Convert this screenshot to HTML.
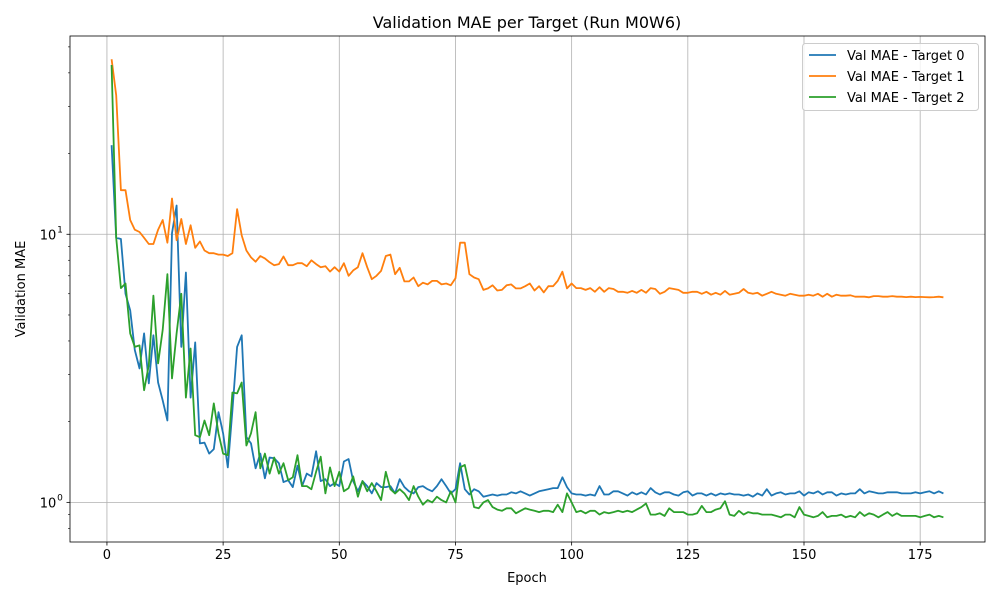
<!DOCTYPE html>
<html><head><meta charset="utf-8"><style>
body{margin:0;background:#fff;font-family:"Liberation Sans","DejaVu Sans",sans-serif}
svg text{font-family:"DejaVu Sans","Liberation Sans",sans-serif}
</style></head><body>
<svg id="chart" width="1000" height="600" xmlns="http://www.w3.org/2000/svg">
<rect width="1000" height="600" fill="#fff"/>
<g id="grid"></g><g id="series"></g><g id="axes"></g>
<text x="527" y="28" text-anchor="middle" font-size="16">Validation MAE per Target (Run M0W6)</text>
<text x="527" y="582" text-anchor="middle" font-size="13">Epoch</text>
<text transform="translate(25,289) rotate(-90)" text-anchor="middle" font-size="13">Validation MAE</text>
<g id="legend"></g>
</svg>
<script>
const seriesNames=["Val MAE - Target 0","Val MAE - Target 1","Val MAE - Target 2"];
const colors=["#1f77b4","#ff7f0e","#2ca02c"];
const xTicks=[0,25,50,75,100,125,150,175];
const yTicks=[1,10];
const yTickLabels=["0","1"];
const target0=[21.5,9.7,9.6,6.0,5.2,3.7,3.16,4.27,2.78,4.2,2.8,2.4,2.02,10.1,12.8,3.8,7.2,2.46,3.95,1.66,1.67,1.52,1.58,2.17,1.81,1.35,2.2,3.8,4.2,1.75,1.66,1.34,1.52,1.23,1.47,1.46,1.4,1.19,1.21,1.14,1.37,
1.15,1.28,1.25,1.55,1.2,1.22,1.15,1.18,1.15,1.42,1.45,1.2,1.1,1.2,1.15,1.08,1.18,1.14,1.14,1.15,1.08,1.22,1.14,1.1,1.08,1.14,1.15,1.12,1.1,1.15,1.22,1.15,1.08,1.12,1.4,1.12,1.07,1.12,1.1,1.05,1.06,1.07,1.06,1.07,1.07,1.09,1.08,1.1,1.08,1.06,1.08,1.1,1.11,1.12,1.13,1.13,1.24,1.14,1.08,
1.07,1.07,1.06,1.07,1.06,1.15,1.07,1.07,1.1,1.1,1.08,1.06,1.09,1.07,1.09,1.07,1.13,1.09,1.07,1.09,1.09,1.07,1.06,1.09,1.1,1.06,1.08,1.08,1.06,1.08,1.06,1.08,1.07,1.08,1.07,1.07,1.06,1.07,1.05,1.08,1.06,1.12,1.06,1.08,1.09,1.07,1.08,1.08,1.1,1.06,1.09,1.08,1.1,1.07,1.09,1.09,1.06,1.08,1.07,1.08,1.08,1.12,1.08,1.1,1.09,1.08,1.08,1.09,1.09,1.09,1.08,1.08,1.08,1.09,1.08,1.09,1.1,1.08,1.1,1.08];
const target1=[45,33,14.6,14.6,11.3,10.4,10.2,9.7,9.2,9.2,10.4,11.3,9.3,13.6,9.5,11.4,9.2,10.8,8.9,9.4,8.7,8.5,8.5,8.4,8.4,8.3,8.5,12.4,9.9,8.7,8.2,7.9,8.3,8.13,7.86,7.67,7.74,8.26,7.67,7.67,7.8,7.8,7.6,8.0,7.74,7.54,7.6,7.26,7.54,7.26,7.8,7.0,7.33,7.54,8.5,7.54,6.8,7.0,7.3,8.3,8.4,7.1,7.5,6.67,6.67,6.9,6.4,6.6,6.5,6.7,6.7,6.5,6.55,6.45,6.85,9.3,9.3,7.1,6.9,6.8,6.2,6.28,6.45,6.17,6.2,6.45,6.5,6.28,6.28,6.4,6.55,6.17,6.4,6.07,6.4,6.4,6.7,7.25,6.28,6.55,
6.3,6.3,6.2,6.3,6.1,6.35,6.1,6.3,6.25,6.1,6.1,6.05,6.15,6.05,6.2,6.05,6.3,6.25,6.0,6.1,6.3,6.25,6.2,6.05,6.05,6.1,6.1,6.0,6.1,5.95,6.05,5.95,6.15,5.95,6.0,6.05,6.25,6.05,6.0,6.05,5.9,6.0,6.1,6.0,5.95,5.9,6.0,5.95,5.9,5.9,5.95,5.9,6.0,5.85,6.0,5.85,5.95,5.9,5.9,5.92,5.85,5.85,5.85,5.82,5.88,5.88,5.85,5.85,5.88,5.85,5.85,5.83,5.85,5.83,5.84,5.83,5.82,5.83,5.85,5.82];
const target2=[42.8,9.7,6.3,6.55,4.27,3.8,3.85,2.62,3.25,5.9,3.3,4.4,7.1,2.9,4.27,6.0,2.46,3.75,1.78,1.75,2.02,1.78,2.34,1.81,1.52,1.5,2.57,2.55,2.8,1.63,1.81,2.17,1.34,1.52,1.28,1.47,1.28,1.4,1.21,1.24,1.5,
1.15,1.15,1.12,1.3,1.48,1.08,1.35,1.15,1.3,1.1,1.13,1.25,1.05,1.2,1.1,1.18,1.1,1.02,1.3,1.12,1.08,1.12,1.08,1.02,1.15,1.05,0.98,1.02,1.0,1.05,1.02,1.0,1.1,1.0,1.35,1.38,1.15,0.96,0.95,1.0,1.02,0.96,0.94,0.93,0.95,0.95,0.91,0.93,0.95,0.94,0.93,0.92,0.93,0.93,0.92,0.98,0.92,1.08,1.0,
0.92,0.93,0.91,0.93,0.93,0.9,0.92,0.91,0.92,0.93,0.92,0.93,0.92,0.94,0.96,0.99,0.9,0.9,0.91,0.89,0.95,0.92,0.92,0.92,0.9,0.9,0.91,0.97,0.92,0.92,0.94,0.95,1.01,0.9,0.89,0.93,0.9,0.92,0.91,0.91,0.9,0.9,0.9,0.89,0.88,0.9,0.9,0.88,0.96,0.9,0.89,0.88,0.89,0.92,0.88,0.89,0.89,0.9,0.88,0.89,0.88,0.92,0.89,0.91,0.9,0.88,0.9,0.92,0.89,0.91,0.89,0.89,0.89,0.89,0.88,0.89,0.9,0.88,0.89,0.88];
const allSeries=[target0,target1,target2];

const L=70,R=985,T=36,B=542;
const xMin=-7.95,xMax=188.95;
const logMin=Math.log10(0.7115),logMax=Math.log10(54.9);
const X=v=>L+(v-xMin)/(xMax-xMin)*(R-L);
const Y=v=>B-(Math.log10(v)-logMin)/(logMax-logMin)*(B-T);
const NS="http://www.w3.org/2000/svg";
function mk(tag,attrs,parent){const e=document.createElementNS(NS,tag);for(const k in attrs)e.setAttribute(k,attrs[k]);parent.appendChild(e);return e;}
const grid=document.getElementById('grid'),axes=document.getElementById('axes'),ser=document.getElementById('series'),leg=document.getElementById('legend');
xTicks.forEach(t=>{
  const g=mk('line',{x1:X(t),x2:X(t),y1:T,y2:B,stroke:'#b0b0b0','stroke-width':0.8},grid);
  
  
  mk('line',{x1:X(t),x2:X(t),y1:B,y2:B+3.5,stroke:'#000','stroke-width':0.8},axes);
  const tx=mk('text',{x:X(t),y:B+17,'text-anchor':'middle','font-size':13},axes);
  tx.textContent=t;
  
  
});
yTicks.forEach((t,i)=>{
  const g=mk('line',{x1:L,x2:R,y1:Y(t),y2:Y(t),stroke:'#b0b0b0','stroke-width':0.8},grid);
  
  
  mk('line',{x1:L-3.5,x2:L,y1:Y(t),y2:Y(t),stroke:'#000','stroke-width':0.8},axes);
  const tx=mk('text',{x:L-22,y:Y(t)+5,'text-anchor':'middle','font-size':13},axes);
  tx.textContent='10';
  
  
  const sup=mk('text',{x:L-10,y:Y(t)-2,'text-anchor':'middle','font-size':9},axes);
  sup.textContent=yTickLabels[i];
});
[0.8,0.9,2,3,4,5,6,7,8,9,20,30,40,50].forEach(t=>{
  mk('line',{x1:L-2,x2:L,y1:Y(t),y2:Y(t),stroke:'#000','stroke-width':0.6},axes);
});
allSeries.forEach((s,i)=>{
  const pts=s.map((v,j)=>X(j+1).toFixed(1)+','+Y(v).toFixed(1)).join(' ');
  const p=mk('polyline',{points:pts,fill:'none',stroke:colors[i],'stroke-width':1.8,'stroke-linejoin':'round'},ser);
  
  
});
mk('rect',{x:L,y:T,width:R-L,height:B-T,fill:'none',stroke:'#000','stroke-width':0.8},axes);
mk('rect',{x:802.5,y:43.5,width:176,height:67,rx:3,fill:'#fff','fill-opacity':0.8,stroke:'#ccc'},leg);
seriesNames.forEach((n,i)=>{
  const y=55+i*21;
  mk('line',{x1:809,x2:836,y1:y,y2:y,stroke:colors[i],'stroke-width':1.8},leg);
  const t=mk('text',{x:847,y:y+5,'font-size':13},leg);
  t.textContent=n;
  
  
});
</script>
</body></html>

• • • • • • •

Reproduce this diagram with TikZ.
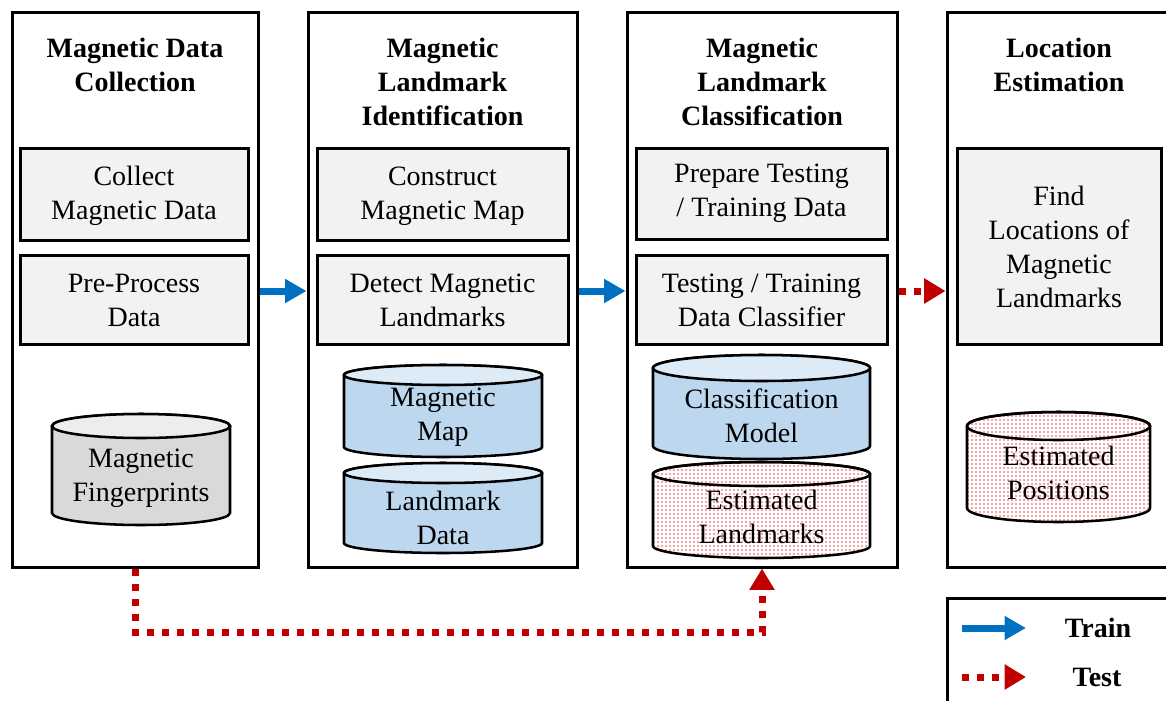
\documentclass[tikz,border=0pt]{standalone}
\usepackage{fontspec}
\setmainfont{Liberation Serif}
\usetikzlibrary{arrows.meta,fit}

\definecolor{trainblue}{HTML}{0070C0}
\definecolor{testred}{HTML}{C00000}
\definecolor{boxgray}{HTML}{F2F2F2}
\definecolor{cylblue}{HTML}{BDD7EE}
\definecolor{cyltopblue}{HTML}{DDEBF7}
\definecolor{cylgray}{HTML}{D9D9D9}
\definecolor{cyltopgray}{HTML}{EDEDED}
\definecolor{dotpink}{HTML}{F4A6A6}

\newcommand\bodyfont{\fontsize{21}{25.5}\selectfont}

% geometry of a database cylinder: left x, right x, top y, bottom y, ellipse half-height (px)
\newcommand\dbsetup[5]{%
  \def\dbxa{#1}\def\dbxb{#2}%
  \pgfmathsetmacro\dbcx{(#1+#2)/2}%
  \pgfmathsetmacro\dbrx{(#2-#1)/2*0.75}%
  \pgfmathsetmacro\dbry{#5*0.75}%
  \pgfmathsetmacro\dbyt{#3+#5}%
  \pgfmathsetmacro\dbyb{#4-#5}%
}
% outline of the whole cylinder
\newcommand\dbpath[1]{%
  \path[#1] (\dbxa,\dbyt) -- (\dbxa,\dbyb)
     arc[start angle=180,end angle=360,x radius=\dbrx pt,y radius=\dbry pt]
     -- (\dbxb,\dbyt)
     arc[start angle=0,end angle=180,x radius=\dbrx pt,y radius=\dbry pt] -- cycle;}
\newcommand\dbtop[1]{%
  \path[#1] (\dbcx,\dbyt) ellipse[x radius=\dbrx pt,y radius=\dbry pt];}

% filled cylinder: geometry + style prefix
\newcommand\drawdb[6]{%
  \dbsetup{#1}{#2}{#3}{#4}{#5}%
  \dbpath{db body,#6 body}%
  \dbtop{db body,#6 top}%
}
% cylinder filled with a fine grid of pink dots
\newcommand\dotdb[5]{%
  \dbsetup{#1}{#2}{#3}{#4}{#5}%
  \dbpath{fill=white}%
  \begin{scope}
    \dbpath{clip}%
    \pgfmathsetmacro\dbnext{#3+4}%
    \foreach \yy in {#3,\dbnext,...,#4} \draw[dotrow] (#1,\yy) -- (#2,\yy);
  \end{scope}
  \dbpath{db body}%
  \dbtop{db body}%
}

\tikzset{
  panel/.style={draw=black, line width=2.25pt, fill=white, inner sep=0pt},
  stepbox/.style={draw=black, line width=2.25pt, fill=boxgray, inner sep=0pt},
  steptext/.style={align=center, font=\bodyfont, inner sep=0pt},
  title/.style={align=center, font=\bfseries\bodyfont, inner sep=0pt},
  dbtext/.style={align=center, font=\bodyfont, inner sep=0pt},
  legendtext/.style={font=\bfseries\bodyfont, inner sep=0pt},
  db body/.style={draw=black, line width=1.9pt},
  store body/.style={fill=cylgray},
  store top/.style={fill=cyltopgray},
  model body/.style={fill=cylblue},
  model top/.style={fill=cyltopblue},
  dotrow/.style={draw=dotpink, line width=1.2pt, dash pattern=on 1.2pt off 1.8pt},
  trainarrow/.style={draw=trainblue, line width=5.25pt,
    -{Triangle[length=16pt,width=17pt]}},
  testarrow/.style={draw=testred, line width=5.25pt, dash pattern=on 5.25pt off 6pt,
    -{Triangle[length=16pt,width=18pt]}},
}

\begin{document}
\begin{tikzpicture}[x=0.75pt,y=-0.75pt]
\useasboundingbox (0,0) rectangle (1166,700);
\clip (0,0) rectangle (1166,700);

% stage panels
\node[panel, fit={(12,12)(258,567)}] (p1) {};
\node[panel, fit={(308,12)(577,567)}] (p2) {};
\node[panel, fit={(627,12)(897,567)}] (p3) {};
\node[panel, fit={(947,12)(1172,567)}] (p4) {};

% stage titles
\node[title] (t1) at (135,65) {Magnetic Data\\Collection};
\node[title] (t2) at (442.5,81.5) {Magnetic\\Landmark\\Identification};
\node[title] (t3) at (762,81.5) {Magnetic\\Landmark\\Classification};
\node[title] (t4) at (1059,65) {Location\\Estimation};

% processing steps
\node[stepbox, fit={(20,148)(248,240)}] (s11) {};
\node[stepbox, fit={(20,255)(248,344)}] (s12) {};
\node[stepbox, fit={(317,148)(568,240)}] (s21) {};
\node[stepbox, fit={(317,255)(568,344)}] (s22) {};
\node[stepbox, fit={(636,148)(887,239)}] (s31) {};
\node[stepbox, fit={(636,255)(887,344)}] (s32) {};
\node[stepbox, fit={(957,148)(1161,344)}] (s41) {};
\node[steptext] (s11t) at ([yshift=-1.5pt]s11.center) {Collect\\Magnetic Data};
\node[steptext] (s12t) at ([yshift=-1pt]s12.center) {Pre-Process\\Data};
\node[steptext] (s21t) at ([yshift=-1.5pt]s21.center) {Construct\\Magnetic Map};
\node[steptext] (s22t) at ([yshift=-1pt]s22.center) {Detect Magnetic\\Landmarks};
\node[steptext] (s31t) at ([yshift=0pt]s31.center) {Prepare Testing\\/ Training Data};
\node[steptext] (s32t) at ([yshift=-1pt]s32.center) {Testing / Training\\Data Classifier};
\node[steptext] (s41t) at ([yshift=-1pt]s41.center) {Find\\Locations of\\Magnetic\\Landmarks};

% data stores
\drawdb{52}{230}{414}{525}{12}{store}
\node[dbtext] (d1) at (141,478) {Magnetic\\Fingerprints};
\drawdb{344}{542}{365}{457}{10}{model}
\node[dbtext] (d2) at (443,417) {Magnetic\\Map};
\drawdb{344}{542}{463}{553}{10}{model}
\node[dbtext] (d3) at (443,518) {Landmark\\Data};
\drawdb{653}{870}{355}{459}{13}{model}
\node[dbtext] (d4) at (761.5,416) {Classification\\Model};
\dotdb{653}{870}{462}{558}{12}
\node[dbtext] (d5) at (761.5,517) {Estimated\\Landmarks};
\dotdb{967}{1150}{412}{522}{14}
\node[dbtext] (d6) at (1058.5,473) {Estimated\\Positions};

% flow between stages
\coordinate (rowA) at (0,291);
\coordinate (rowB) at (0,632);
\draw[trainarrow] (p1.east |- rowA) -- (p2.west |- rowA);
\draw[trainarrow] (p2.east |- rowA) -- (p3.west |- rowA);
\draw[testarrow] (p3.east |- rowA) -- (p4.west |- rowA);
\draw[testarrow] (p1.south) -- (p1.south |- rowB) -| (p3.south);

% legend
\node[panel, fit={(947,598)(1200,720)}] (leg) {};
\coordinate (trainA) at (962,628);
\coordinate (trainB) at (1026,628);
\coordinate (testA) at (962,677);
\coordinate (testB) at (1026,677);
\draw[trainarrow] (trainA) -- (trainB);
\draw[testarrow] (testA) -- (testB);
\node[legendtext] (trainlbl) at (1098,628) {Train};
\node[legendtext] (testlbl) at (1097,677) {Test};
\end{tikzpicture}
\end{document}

• • • • • • •

• Given problem
Write out the lines running from the one that contains "Reproduce this diagram with TikZ." through the one that contains "(\dbcx,\dbyt) ellipse[x radius=\dbrx", ends included, and nothing else. Pictures stay out of the copy.

• Result
Reproduce this diagram with TikZ.
\documentclass[tikz,border=0pt]{standalone}
\usepackage{fontspec}
\setmainfont{Liberation Serif}
\usetikzlibrary{arrows.meta,fit}

\definecolor{trainblue}{HTML}{0070C0}
\definecolor{testred}{HTML}{C00000}
\definecolor{boxgray}{HTML}{F2F2F2}
\definecolor{cylblue}{HTML}{BDD7EE}
\definecolor{cyltopblue}{HTML}{DDEBF7}
\definecolor{cylgray}{HTML}{D9D9D9}
\definecolor{cyltopgray}{HTML}{EDEDED}
\definecolor{dotpink}{HTML}{F4A6A6}

\newcommand\bodyfont{\fontsize{21}{25.5}\selectfont}

% geometry of a database cylinder: left x, right x, top y, bottom y, ellipse half-height (px)
\newcommand\dbsetup[5]{%
  \def\dbxa{#1}\def\dbxb{#2}%
  \pgfmathsetmacro\dbcx{(#1+#2)/2}%
  \pgfmathsetmacro\dbrx{(#2-#1)/2*0.75}%
  \pgfmathsetmacro\dbry{#5*0.75}%
  \pgfmathsetmacro\dbyt{#3+#5}%
  \pgfmathsetmacro\dbyb{#4-#5}%
}
% outline of the whole cylinder
\newcommand\dbpath[1]{%
  \path[#1] (\dbxa,\dbyt) -- (\dbxa,\dbyb)
     arc[start angle=180,end angle=360,x radius=\dbrx pt,y radius=\dbry pt]
     -- (\dbxb,\dbyt)
     arc[start angle=0,end angle=180,x radius=\dbrx pt,y radius=\dbry pt] -- cycle;}
\newcommand\dbtop[1]{%
  \path[#1] (\dbcx,\dbyt) ellipse[x radius=\dbrx pt,y radius=\dbry pt];}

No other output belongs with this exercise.